*Required work:* Please list all lines of the material below in which the string "with" occurs.

*Exercise material:*
start
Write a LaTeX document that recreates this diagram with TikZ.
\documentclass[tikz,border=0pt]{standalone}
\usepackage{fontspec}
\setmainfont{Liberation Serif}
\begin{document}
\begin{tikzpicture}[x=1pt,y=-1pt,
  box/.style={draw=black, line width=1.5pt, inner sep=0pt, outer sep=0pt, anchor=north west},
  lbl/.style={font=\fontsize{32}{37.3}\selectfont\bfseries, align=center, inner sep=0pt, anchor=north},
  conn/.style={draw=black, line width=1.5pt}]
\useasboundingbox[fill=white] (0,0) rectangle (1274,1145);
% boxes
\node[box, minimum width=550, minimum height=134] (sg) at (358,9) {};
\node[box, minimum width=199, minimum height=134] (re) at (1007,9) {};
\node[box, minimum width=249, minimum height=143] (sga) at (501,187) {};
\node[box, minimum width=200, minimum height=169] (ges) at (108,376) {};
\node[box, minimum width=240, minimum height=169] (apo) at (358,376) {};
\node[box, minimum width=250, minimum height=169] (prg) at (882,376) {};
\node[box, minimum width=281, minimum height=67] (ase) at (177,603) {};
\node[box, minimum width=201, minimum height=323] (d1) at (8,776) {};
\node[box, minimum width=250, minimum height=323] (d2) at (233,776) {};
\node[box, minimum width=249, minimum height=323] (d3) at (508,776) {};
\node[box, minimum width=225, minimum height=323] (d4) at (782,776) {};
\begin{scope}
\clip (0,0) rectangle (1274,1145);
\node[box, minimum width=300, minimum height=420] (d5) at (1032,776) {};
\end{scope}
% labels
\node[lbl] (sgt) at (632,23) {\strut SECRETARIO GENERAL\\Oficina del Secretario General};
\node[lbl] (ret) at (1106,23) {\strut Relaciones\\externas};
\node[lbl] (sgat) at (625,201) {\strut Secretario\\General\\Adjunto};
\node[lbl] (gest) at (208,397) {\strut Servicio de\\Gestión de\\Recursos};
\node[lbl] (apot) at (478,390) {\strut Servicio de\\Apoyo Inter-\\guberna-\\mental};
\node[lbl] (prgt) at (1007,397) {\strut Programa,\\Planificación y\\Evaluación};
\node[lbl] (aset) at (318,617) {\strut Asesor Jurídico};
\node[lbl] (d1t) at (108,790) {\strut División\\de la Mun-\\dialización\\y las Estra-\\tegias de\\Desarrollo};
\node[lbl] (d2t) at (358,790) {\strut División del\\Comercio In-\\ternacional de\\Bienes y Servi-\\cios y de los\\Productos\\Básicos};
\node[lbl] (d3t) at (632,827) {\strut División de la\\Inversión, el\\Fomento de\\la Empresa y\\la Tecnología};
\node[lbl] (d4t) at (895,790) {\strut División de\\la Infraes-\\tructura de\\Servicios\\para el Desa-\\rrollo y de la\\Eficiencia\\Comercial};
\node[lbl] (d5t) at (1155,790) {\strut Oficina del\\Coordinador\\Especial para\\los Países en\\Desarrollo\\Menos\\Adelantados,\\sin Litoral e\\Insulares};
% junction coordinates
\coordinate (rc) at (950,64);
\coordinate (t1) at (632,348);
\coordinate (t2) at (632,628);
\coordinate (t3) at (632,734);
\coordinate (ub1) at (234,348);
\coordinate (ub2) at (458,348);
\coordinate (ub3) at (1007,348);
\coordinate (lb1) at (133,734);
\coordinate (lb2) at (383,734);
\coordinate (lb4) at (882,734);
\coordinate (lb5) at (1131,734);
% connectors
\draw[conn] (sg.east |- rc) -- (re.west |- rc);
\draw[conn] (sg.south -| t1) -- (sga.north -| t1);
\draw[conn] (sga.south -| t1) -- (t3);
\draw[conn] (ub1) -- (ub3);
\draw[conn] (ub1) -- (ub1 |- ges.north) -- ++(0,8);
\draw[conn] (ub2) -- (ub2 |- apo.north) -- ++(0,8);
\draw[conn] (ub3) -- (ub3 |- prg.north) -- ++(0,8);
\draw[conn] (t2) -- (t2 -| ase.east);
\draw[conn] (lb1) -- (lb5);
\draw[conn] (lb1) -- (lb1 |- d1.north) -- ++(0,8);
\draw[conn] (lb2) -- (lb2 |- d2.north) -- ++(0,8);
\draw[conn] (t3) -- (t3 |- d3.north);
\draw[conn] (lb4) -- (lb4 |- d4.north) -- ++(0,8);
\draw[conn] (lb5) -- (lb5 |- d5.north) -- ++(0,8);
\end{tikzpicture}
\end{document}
end
start
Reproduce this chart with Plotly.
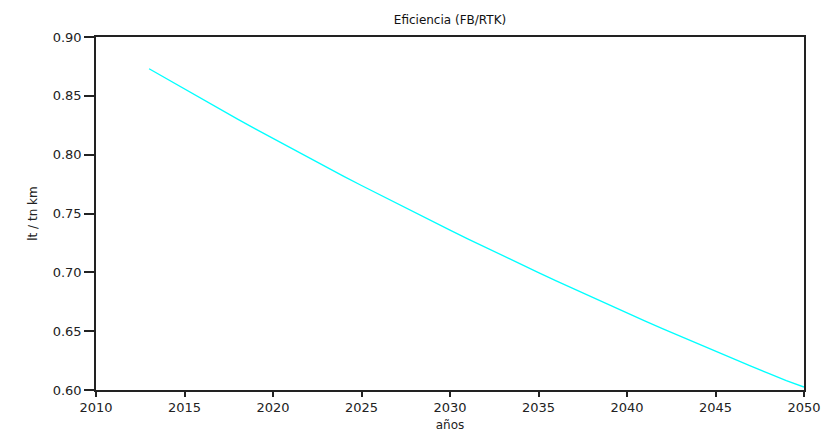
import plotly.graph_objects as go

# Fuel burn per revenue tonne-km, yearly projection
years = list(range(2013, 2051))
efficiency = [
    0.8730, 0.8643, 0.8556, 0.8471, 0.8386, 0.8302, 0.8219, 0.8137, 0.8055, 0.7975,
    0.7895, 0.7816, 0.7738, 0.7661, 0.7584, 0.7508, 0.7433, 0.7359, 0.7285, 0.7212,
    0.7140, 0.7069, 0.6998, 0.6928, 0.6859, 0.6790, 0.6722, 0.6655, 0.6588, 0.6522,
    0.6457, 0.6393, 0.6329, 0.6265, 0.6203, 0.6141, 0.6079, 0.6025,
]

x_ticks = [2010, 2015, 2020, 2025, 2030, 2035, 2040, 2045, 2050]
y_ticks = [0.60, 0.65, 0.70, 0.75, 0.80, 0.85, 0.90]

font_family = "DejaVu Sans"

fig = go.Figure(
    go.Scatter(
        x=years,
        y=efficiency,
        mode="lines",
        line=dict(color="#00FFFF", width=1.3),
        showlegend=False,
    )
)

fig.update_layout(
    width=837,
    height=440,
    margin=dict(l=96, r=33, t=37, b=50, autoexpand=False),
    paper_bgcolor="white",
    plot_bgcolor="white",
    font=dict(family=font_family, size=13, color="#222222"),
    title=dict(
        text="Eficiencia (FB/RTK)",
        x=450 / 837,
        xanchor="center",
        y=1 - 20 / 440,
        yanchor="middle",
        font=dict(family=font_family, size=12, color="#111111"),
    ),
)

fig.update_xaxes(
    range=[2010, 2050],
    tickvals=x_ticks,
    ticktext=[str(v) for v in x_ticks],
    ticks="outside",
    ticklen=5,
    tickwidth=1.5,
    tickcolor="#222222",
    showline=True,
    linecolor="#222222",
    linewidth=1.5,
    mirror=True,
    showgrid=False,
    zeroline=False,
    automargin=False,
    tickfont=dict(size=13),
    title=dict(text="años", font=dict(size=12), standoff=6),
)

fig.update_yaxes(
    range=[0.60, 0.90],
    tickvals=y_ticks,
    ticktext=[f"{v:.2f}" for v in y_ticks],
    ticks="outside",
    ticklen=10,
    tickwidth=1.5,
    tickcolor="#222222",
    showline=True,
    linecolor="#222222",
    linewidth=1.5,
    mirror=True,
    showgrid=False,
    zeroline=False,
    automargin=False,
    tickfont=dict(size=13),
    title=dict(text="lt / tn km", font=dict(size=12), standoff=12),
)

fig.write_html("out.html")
end
start
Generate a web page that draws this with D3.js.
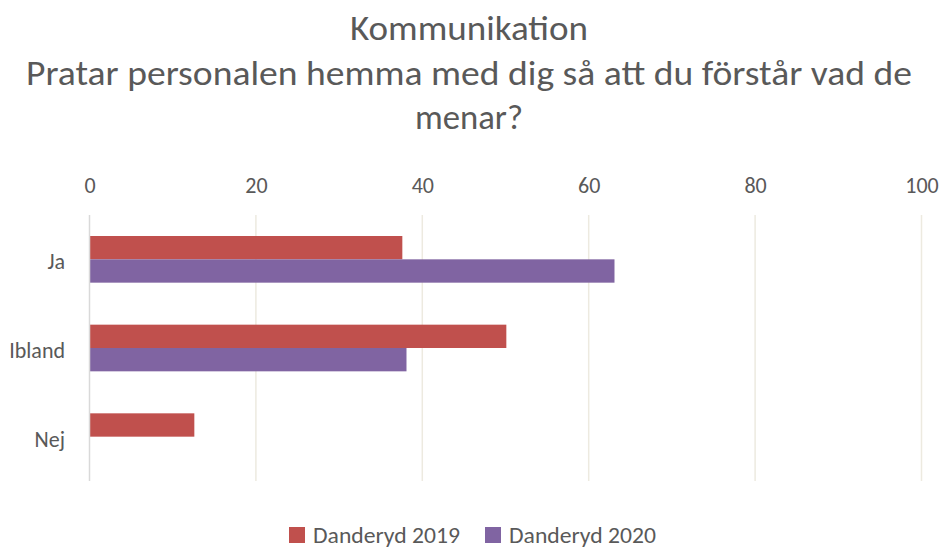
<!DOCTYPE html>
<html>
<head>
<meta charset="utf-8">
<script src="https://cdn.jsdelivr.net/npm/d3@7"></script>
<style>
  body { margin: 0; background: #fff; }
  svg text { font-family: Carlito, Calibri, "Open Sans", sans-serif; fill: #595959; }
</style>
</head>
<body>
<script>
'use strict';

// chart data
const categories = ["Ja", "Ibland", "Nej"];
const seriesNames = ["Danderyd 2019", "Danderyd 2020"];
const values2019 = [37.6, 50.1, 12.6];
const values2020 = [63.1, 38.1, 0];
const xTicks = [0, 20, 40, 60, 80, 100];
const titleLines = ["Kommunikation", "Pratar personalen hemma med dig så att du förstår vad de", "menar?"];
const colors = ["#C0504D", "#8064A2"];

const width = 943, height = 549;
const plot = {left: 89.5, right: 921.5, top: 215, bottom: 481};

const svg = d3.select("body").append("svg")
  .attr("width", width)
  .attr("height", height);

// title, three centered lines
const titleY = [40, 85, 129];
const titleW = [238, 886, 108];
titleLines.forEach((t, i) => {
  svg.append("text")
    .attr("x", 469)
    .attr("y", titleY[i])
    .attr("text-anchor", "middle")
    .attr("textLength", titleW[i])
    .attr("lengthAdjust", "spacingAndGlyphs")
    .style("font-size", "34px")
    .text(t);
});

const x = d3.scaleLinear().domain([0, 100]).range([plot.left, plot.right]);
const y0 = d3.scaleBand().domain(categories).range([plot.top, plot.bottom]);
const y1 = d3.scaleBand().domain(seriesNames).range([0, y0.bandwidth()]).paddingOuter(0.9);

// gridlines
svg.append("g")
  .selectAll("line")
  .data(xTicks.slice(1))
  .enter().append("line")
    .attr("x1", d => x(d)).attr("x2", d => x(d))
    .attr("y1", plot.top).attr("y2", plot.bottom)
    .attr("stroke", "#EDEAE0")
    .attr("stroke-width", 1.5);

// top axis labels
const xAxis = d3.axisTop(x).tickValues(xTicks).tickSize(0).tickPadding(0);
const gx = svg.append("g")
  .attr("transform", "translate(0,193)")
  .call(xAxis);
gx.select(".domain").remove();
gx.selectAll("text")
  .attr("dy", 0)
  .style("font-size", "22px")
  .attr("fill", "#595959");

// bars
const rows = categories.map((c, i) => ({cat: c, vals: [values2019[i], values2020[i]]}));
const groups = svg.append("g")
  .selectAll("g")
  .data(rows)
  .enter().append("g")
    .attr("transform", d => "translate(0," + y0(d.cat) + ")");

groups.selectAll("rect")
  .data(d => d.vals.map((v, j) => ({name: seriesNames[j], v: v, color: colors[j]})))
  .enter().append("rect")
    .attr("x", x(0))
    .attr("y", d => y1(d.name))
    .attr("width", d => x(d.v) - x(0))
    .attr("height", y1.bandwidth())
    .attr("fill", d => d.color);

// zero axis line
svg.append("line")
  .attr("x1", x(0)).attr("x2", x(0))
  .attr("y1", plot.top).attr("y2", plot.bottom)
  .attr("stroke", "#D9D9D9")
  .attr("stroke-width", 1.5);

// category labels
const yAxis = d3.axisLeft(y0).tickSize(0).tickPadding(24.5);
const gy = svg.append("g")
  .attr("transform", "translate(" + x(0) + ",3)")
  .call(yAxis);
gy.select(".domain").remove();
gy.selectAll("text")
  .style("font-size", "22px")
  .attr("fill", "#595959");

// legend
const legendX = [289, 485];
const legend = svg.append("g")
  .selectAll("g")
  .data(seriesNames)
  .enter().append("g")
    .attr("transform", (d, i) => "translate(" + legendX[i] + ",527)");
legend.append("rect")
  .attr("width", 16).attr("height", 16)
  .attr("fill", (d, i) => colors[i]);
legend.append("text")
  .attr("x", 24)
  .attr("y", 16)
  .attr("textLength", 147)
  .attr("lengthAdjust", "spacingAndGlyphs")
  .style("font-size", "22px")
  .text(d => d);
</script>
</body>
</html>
end
*Task result:*
Write a LaTeX document that recreates this diagram with TikZ.
Reproduce this chart with Plotly.
Generate a web page that draws this with D3.js.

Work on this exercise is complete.